> [Task details]: Your task is to reproduce, verbatim and without pictures, the lines from the opening of the listing through the line containing "const yGridTicks = [0, 25, 50, 75];".

++++ Provided data

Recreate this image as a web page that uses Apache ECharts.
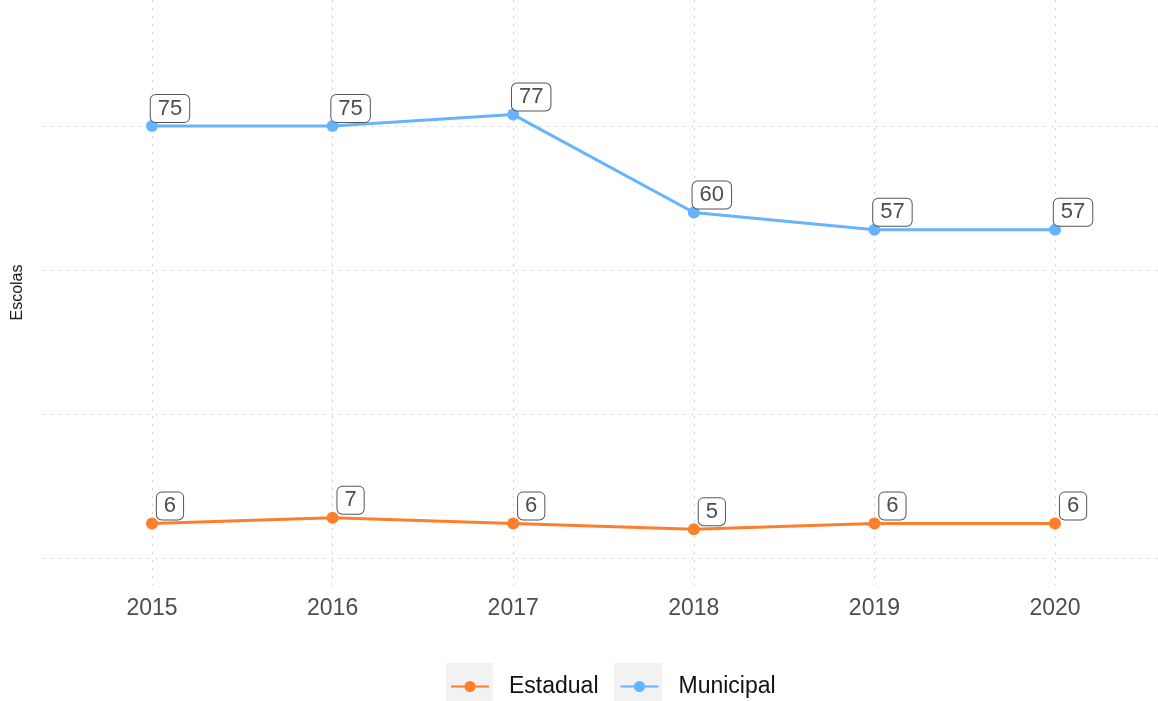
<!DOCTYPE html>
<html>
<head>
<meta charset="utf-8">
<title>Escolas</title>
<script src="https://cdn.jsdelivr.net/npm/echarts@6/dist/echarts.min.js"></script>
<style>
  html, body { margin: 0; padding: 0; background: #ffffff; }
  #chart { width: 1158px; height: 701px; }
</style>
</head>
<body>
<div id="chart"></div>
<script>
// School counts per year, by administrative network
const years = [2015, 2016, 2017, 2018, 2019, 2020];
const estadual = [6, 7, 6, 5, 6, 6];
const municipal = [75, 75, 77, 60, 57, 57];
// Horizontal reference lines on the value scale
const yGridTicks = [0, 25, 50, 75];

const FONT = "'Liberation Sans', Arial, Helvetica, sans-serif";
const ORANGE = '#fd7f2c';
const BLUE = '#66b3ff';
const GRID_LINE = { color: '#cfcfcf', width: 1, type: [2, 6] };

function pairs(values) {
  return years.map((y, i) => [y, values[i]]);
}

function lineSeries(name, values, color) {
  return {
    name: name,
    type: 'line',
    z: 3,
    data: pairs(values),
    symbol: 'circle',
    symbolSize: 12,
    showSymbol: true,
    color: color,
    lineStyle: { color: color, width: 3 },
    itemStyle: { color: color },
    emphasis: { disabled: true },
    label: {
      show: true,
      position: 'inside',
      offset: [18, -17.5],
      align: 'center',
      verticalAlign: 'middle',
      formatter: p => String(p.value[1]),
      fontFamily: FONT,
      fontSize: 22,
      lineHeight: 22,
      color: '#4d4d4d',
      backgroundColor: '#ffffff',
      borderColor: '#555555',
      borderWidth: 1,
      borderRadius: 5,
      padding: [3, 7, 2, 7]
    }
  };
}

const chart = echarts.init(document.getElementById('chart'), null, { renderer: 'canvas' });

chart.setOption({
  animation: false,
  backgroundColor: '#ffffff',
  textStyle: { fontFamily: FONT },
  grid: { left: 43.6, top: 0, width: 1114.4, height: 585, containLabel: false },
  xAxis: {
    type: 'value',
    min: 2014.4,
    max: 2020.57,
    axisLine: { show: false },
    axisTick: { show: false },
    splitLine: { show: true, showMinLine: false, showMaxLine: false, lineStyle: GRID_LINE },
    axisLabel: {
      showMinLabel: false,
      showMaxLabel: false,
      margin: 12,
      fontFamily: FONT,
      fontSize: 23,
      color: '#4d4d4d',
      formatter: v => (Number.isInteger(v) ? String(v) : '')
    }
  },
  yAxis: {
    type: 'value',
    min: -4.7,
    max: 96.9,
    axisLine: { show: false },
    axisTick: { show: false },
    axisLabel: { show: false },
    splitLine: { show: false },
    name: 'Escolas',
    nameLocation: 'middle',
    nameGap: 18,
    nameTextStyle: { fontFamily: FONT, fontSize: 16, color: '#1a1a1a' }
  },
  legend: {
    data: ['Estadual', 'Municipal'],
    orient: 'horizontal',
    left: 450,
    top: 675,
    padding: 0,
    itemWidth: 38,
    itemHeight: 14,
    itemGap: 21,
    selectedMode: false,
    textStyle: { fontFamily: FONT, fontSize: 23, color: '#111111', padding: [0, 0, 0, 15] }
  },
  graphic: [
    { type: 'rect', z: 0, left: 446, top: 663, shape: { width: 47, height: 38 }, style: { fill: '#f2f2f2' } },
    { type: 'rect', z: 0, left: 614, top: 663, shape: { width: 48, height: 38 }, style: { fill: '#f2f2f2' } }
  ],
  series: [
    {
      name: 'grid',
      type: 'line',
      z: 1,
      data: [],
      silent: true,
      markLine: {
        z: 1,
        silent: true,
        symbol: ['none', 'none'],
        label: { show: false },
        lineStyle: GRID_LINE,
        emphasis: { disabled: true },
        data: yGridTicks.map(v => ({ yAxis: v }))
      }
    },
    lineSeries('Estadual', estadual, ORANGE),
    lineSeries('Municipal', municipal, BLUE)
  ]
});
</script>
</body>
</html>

++++++++

> [Solution to the problem]:
Recreate this image as a web page that uses Apache ECharts.
<!DOCTYPE html>
<html>
<head>
<meta charset="utf-8">
<title>Escolas</title>
<script src="https://cdn.jsdelivr.net/npm/echarts@6/dist/echarts.min.js"></script>
<style>
  html, body { margin: 0; padding: 0; background: #ffffff; }
  #chart { width: 1158px; height: 701px; }
</style>
</head>
<body>
<div id="chart"></div>
<script>
// School counts per year, by administrative network
const years = [2015, 2016, 2017, 2018, 2019, 2020];
const estadual = [6, 7, 6, 5, 6, 6];
const municipal = [75, 75, 77, 60, 57, 57];
// Horizontal reference lines on the value scale
const yGridTicks = [0, 25, 50, 75];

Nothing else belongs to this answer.